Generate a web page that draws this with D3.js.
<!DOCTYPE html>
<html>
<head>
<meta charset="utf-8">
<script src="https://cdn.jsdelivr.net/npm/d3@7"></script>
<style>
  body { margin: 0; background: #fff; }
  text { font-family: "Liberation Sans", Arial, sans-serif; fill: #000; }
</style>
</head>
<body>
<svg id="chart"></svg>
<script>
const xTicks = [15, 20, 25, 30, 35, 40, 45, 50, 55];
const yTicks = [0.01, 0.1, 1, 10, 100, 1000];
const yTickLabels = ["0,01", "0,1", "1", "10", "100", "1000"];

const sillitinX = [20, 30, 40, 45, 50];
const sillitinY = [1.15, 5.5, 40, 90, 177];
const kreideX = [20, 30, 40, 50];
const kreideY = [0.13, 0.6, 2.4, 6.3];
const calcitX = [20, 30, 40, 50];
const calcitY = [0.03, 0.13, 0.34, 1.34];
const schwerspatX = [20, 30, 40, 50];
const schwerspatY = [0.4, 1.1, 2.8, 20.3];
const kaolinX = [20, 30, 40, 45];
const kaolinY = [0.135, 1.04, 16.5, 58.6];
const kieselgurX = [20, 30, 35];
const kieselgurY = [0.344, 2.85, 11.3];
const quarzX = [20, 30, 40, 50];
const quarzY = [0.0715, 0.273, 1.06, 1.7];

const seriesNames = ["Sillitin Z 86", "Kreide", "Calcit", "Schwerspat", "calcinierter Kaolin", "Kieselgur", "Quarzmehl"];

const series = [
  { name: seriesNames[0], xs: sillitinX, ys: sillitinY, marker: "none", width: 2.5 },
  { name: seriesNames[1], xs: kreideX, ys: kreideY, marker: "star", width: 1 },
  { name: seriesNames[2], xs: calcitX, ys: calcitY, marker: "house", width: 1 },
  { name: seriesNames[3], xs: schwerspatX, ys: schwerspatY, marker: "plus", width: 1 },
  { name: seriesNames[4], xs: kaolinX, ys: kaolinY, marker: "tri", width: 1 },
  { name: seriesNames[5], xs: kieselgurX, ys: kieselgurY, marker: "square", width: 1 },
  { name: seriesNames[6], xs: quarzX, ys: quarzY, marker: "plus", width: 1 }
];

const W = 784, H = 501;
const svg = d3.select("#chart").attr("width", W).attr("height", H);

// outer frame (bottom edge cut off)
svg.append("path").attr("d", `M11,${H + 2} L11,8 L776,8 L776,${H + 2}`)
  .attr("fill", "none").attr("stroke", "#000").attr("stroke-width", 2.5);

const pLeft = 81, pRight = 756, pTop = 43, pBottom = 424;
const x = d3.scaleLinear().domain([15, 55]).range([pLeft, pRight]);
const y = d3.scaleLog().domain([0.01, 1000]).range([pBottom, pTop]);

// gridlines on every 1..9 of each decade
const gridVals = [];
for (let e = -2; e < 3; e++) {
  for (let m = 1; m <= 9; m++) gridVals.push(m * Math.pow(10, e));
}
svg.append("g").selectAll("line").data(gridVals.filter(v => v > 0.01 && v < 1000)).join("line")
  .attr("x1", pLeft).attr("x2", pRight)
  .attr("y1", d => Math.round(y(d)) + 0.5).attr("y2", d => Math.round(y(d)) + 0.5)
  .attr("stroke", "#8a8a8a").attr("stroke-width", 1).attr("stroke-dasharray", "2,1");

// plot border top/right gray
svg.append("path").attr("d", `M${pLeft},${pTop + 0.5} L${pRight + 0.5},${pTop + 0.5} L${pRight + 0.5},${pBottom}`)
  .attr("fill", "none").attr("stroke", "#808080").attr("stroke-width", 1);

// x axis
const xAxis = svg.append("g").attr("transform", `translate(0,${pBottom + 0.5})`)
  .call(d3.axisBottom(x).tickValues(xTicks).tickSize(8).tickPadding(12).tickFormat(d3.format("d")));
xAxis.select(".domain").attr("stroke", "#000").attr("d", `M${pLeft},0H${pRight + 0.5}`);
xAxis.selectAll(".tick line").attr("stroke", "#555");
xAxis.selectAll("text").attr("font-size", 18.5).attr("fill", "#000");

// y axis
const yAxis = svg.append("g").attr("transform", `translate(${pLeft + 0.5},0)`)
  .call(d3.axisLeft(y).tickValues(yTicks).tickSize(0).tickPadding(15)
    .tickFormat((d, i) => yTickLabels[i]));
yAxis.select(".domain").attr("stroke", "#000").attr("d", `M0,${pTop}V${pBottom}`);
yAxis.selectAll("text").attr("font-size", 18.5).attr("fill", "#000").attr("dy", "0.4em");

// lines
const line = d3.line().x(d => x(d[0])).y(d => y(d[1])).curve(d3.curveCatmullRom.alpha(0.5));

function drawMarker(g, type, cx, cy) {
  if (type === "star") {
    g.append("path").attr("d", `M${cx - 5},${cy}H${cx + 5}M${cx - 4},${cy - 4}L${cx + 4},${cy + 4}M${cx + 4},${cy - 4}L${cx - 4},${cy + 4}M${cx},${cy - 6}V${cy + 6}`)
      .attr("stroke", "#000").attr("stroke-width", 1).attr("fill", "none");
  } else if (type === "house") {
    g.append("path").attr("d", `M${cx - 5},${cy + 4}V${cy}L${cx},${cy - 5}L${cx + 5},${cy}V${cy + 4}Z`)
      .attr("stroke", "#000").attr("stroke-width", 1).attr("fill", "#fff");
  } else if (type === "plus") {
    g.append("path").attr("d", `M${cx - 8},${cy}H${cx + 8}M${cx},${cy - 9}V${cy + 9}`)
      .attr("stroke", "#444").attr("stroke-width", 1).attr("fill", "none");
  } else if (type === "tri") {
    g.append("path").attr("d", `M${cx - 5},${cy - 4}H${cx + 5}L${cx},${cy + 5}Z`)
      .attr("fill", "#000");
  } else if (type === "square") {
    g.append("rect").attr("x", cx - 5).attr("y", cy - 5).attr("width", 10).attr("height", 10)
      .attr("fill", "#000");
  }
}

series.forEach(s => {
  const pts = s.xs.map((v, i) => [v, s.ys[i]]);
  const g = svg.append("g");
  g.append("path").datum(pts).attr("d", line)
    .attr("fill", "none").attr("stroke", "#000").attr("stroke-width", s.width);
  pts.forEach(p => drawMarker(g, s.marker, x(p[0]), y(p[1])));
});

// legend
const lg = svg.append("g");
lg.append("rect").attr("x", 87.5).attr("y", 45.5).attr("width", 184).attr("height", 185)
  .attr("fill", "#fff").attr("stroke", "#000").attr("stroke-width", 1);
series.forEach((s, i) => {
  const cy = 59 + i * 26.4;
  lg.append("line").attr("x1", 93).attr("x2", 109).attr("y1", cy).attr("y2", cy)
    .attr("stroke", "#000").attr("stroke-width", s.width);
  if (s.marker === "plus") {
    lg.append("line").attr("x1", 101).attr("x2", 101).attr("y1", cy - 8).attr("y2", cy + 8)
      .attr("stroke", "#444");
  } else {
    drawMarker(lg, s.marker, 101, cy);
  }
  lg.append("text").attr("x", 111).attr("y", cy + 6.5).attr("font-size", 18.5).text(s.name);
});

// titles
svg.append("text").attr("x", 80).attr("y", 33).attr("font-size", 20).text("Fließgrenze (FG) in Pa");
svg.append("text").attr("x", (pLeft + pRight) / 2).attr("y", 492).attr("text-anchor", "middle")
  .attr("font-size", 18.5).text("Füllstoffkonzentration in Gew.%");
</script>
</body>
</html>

= = = =

▶ **Challenge**
Extract the listing in its entirety and repeat it exactly.

▶ **Expected answer**
Generate a web page that draws this with D3.js.
<!DOCTYPE html>
<html>
<head>
<meta charset="utf-8">
<script src="https://cdn.jsdelivr.net/npm/d3@7"></script>
<style>
  body { margin: 0; background: #fff; }
  text { font-family: "Liberation Sans", Arial, sans-serif; fill: #000; }
</style>
</head>
<body>
<svg id="chart"></svg>
<script>
const xTicks = [15, 20, 25, 30, 35, 40, 45, 50, 55];
const yTicks = [0.01, 0.1, 1, 10, 100, 1000];
const yTickLabels = ["0,01", "0,1", "1", "10", "100", "1000"];

const sillitinX = [20, 30, 40, 45, 50];
const sillitinY = [1.15, 5.5, 40, 90, 177];
const kreideX = [20, 30, 40, 50];
const kreideY = [0.13, 0.6, 2.4, 6.3];
const calcitX = [20, 30, 40, 50];
const calcitY = [0.03, 0.13, 0.34, 1.34];
const schwerspatX = [20, 30, 40, 50];
const schwerspatY = [0.4, 1.1, 2.8, 20.3];
const kaolinX = [20, 30, 40, 45];
const kaolinY = [0.135, 1.04, 16.5, 58.6];
const kieselgurX = [20, 30, 35];
const kieselgurY = [0.344, 2.85, 11.3];
const quarzX = [20, 30, 40, 50];
const quarzY = [0.0715, 0.273, 1.06, 1.7];

const seriesNames = ["Sillitin Z 86", "Kreide", "Calcit", "Schwerspat", "calcinierter Kaolin", "Kieselgur", "Quarzmehl"];

const series = [
  { name: seriesNames[0], xs: sillitinX, ys: sillitinY, marker: "none", width: 2.5 },
  { name: seriesNames[1], xs: kreideX, ys: kreideY, marker: "star", width: 1 },
  { name: seriesNames[2], xs: calcitX, ys: calcitY, marker: "house", width: 1 },
  { name: seriesNames[3], xs: schwerspatX, ys: schwerspatY, marker: "plus", width: 1 },
  { name: seriesNames[4], xs: kaolinX, ys: kaolinY, marker: "tri", width: 1 },
  { name: seriesNames[5], xs: kieselgurX, ys: kieselgurY, marker: "square", width: 1 },
  { name: seriesNames[6], xs: quarzX, ys: quarzY, marker: "plus", width: 1 }
];

const W = 784, H = 501;
const svg = d3.select("#chart").attr("width", W).attr("height", H);

// outer frame (bottom edge cut off)
svg.append("path").attr("d", `M11,${H + 2} L11,8 L776,8 L776,${H + 2}`)
  .attr("fill", "none").attr("stroke", "#000").attr("stroke-width", 2.5);

const pLeft = 81, pRight = 756, pTop = 43, pBottom = 424;
const x = d3.scaleLinear().domain([15, 55]).range([pLeft, pRight]);
const y = d3.scaleLog().domain([0.01, 1000]).range([pBottom, pTop]);

// gridlines on every 1..9 of each decade
const gridVals = [];
for (let e = -2; e < 3; e++) {
  for (let m = 1; m <= 9; m++) gridVals.push(m * Math.pow(10, e));
}
svg.append("g").selectAll("line").data(gridVals.filter(v => v > 0.01 && v < 1000)).join("line")
  .attr("x1", pLeft).attr("x2", pRight)
  .attr("y1", d => Math.round(y(d)) + 0.5).attr("y2", d => Math.round(y(d)) + 0.5)
  .attr("stroke", "#8a8a8a").attr("stroke-width", 1).attr("stroke-dasharray", "2,1");

// plot border top/right gray
svg.append("path").attr("d", `M${pLeft},${pTop + 0.5} L${pRight + 0.5},${pTop + 0.5} L${pRight + 0.5},${pBottom}`)
  .attr("fill", "none").attr("stroke", "#808080").attr("stroke-width", 1);

// x axis
const xAxis = svg.append("g").attr("transform", `translate(0,${pBottom + 0.5})`)
  .call(d3.axisBottom(x).tickValues(xTicks).tickSize(8).tickPadding(12).tickFormat(d3.format("d")));
xAxis.select(".domain").attr("stroke", "#000").attr("d", `M${pLeft},0H${pRight + 0.5}`);
xAxis.selectAll(".tick line").attr("stroke", "#555");
xAxis.selectAll("text").attr("font-size", 18.5).attr("fill", "#000");

// y axis
const yAxis = svg.append("g").attr("transform", `translate(${pLeft + 0.5},0)`)
  .call(d3.axisLeft(y).tickValues(yTicks).tickSize(0).tickPadding(15)
    .tickFormat((d, i) => yTickLabels[i]));
yAxis.select(".domain").attr("stroke", "#000").attr("d", `M0,${pTop}V${pBottom}`);
yAxis.selectAll("text").attr("font-size", 18.5).attr("fill", "#000").attr("dy", "0.4em");

// lines
const line = d3.line().x(d => x(d[0])).y(d => y(d[1])).curve(d3.curveCatmullRom.alpha(0.5));

function drawMarker(g, type, cx, cy) {
  if (type === "star") {
    g.append("path").attr("d", `M${cx - 5},${cy}H${cx + 5}M${cx - 4},${cy - 4}L${cx + 4},${cy + 4}M${cx + 4},${cy - 4}L${cx - 4},${cy + 4}M${cx},${cy - 6}V${cy + 6}`)
      .attr("stroke", "#000").attr("stroke-width", 1).attr("fill", "none");
  } else if (type === "house") {
    g.append("path").attr("d", `M${cx - 5},${cy + 4}V${cy}L${cx},${cy - 5}L${cx + 5},${cy}V${cy + 4}Z`)
      .attr("stroke", "#000").attr("stroke-width", 1).attr("fill", "#fff");
  } else if (type === "plus") {
    g.append("path").attr("d", `M${cx - 8},${cy}H${cx + 8}M${cx},${cy - 9}V${cy + 9}`)
      .attr("stroke", "#444").attr("stroke-width", 1).attr("fill", "none");
  } else if (type === "tri") {
    g.append("path").attr("d", `M${cx - 5},${cy - 4}H${cx + 5}L${cx},${cy + 5}Z`)
      .attr("fill", "#000");
  } else if (type === "square") {
    g.append("rect").attr("x", cx - 5).attr("y", cy - 5).attr("width", 10).attr("height", 10)
      .attr("fill", "#000");
  }
}

series.forEach(s => {
  const pts = s.xs.map((v, i) => [v, s.ys[i]]);
  const g = svg.append("g");
  g.append("path").datum(pts).attr("d", line)
    .attr("fill", "none").attr("stroke", "#000").attr("stroke-width", s.width);
  pts.forEach(p => drawMarker(g, s.marker, x(p[0]), y(p[1])));
});

// legend
const lg = svg.append("g");
lg.append("rect").attr("x", 87.5).attr("y", 45.5).attr("width", 184).attr("height", 185)
  .attr("fill", "#fff").attr("stroke", "#000").attr("stroke-width", 1);
series.forEach((s, i) => {
  const cy = 59 + i * 26.4;
  lg.append("line").attr("x1", 93).attr("x2", 109).attr("y1", cy).attr("y2", cy)
    .attr("stroke", "#000").attr("stroke-width", s.width);
  if (s.marker === "plus") {
    lg.append("line").attr("x1", 101).attr("x2", 101).attr("y1", cy - 8).attr("y2", cy + 8)
      .attr("stroke", "#444");
  } else {
    drawMarker(lg, s.marker, 101, cy);
  }
  lg.append("text").attr("x", 111).attr("y", cy + 6.5).attr("font-size", 18.5).text(s.name);
});

// titles
svg.append("text").attr("x", 80).attr("y", 33).attr("font-size", 20).text("Fließgrenze (FG) in Pa");
svg.append("text").attr("x", (pLeft + pRight) / 2).attr("y", 492).attr("text-anchor", "middle")
  .attr("font-size", 18.5).text("Füllstoffkonzentration in Gew.%");
</script>
</body>
</html>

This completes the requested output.